Subject: I have found a CD that I think you would enjoy
|Edvard Grieg, Robert Schumann, Lovro von Matacic|
Grieg: Piano Concerto; Schumann: Piano Concerto
Listen to Samples
Scrappy orchestra (ditto sound) but Richter is magisterial
Santa Fe Listener | Santa Fe, NM USA | 02/25/2006
(5 out of 5 stars)
"By 1974 Sviatoslav Richter was about to turn 60 and entering his eccentric late phase, in which he made fewer studio recordings, appeared randomly at small towns anywhere from Siberia to the south of France, generally on short notice, to play off the cuff, and fell into the habit of performing in dark halls with a reading lamp beside the keybooard to light up the score he insisted on using.
But this 1974 pairing of the Grieg and Schumann piano concertos reveals that the titan wasn't sleeping. In every bar Richter is so oriignal that instead of hearing a warhorse among warhorses, you feel you've never heard the Grieg concerto before. His approach is plain-spoken and rather broad, with no attempt at virtuoso flash. The magic is all in the phrasing, where Richter was peerless, and of course in his lion-like command of tone.
Von Matacic and the Monte Carlo orchestra follow Richter's lead; their part is fairly scrapy, and even in this remastering the EMI sonics are quasi-Soviet, showing a clangy, unpleasant edge in loud passages. Richter is the whole show (unlike the superb pairing of Fleisher and Szell in these concertos), making it hard for me to hear anyone else's Grieg A minor.

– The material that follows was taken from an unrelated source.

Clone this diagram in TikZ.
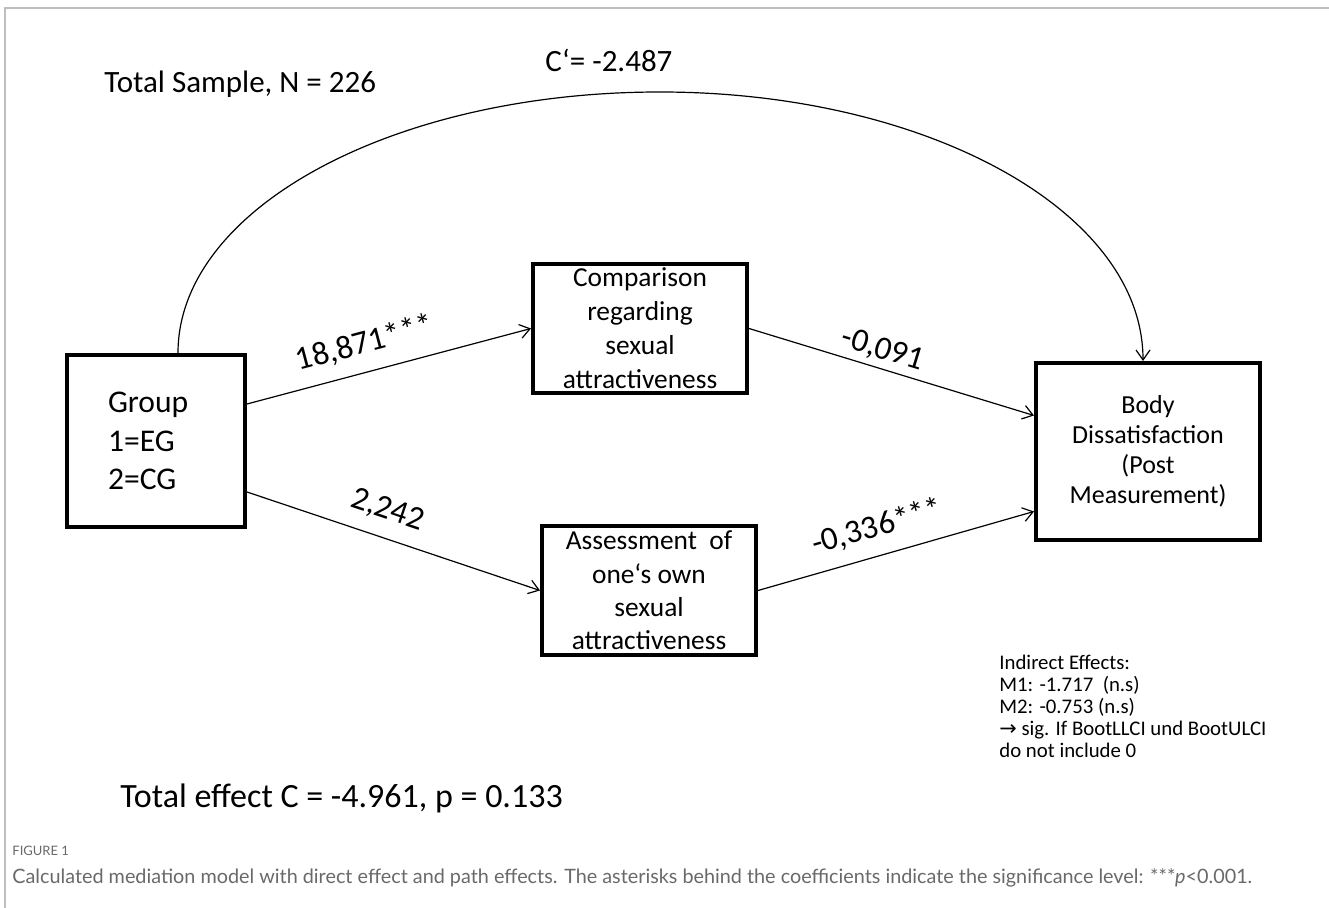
\documentclass[tikz,border=0pt]{standalone}
\usepackage{fontspec}
\setmainfont{Carlito}
\newfontfamily\capfont{Lato}
\newfontfamily\symfont{DejaVu Sans}
\usetikzlibrary{arrows.meta}

\definecolor{framegray}{RGB}{190,190,190}
\definecolor{captiongray}{RGB}{105,105,105}

\begin{document}
\begin{tikzpicture}[x=0.5pt,y=-0.5pt,
    >={Straight Barb[length=5pt,width=7pt]},
    box/.style={draw,line width=2pt,inner sep=0pt,align=center},
    path/.style={->,line width=0.6pt},
    coef/.style={sloped,inner sep=0pt,font=\fontsize{16.5}{19}\selectfont},
    lbl/.style={inner sep=0pt,anchor=base west}]
  \useasboundingbox (0,0) rectangle (1329,908);
  \draw[framegray,line width=1pt] (5,908)--(5,8)--(1329,8);

  % variables
  \node[box,minimum width=89pt,minimum height=86pt,text width=48pt,inner xsep=20.5pt,align=left,
        font=\fontsize{15.8}{19.25}\selectfont] (group) at (156,441) {Group\\1=EG\\2=CG};
  \node[box,minimum width=107pt,minimum height=64.5pt,font=\fontsize{13.7}{17}\selectfont]
        (comp) at (640,328.5) {Comparison\\regarding\\sexual\\attractiveness};
  \node[box,minimum width=107pt,minimum height=64.5pt,font=\fontsize{13.7}{16.7}\selectfont]
        (assess) at (649,590.5) {Assessment\ \ of\\one‘s own\\sexual\\attractiveness};
  \node[box,minimum width=112pt,minimum height=88.5pt,text width=96pt,inner xsep=4pt,
        font=\fontsize{13}{15}\selectfont]
        (body) at (1148,451.5) {Body\\Dissatisfaction\\(Post\\Measurement)\hspace*{8pt}};

  % paths a and b
  \draw[path] ([yshift=18.5pt]group.east) -- (comp.west) node[coef,above=7pt,pos=0.44] {18,871***};
  \draw[path] ([yshift=-25.5pt]group.east) -- (assess.west) node[coef,above=7pt,pos=0.45] {2,242};
  \draw[path] (comp.east) -- ([yshift=18pt]body.west) node[coef,above=2.5pt,pos=0.45] {-0,091};
  \draw[path] (assess.east) -- ([yshift=-30pt]body.west) node[coef,above=7pt,pos=0.46] {-0,336***};

  % direct effect
  \coordinate (top) at (660,92);
  \draw[path] ([xshift=11pt]group.north) .. controls +(0,-145) and +(-266,0) .. (top)
    .. controls +(266,0) and +(0,-150) .. ([xshift=-2.5pt]body.north);

  \node[lbl,font=\fontsize{15.5}{18}\selectfont] (sample) at (104,93) {Total Sample, N = 226};
  \node[lbl,font=\fontsize{15.5}{18}\selectfont] (direct) at (545,72) {C‘= -2.487};
  \node[lbl,font=\fontsize{17}{20}\selectfont] (total) at (120,808) {Total effect C = -4.961, p = 0.133};
  \node[lbl,anchor=north west,align=left,font=\fontsize{10.4}{11}\selectfont] (indirect) at (999,655)
    {Indirect Effects:\\M1: -1.717\ \ (n.s)\\M2: -0.753 (n.s)\\{\symfont →} sig. If BootLLCI und BootULCI\\do not include 0};

  % caption
  \node[lbl,text=captiongray,font=\capfont\fontsize{6.5}{8}\selectfont] (fig) at (12,856) {FIGURE 1};
  \node[lbl,text=captiongray,font=\capfont\fontsize{9.9}{12}\selectfont] (caption) at (12,884)
    {Calculated mediation model with direct effect and path effects. The asterisks behind the coefficients indicate the significance level: ***\emph{p}<0.001.};
\end{tikzpicture}
\end{document}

Richter competes with his own classic DG recording of the Schuman concerto conducted by Rowicki from 1959, but since he was probably the greatest Schumann pianist of the century, there's no reason to favor one over the other, only to appreciate both. The timings are nearly identical in all three movements, the orchestras and sound are less than ideal, yet the two conductors are sympathetic. The filler on this generous (73 min.) CD is the same 1962 Schumann Papillons recorded live in Italy that EMI has reissued many times. Who cares--it's great."
Richter Revisits Schumann
Michael B. Richman | Portland, Maine USA | 01/21/2005
(5 out of 5 stars)
"Pianist Sviatoslav Richter was one of the world's greatest interpreters of Schumann, and his 1958 Deutsche Grammophon recording of the Piano Concerto with Witold Rowicki and the Warsaw National Philharmonic Orchestra (currently available on CD in the "DG Originals" series) is most people's first choice recommendation, mine included. This CD in EMI's "Great Recordings of the Century" series offers Richter's 1974 remake with conductor Lovro von Matacic and Monte Carlo National Opera Orchestra. It is one of the very best performances available but it would be a lot to ask of any performer to outshine the initial greatness captured on the DG disc. Still, this title is very much worth purchasing, for Richter's Grieg is magical as well and it is a delight to once again hear Matacic in the EMI fold, who after numerous recordings for Walter Legge in the late 1950s and early 60s, seemed to disappear, undeservedly, from international prominence. In fact, for anyone looking for a Grieg/Schumann coupling, I would recommend this title over the Sony Essential Classics disc (where Entremont gives a good Grieg, paired with a brilliant performance by Serkin in the Schumann -- see my review) and the Radu Lupu on Decca Legends. The only coupling I personally prefer to this title is the recent Leon Fleisher/George Szell reissue in Sony's retooled "Great Performances" series, but alas those CDs are being sold exclusively through Tower. So in all, enjoy Richter on a great, but not the greatest, Schumann Piano Concerto of the century."
Jurgen Lawrenz | Sydney, Australia | 05/16/2010
(1 out of 5 stars)
"Richter is a megastar on the pianistic horizon. When he goes of the rails the result is a megaflop. The same applies to EMI as a recording company; and as it happens, they both come together in this recording with one of the "GREAT FAILURES OF THE CENTURY".
You only need to audition Richter's DGG recording with the Warsaw orchestra. The sound of the orchestra is atrociously boxy, but somehow they managed to record the golden tones of the pianist, who is in a sensitive mood and attuned fully to the youthful ardour and charm of Schumann. Turn to this, and your first impression from the banging and clanging is that Richter really must hate this concerto. His tread is that of an elephant; he changes tempi wilfully; he lunges at the high notes with hammer blows; and so on. Thoroughly unpleasant. The piano sound is glassy; and as for the orchestra, they sound about as competent as a village band. This may be the engineers' fault. The trumpets are in front of the pianist! You shouldn't even hear them, most of the time, because their sound is padding. And the violins sound hard and shrill.
You would have to be a Richter-nut to go near this.
Many run of the mill recordings of this pairing give yo better value."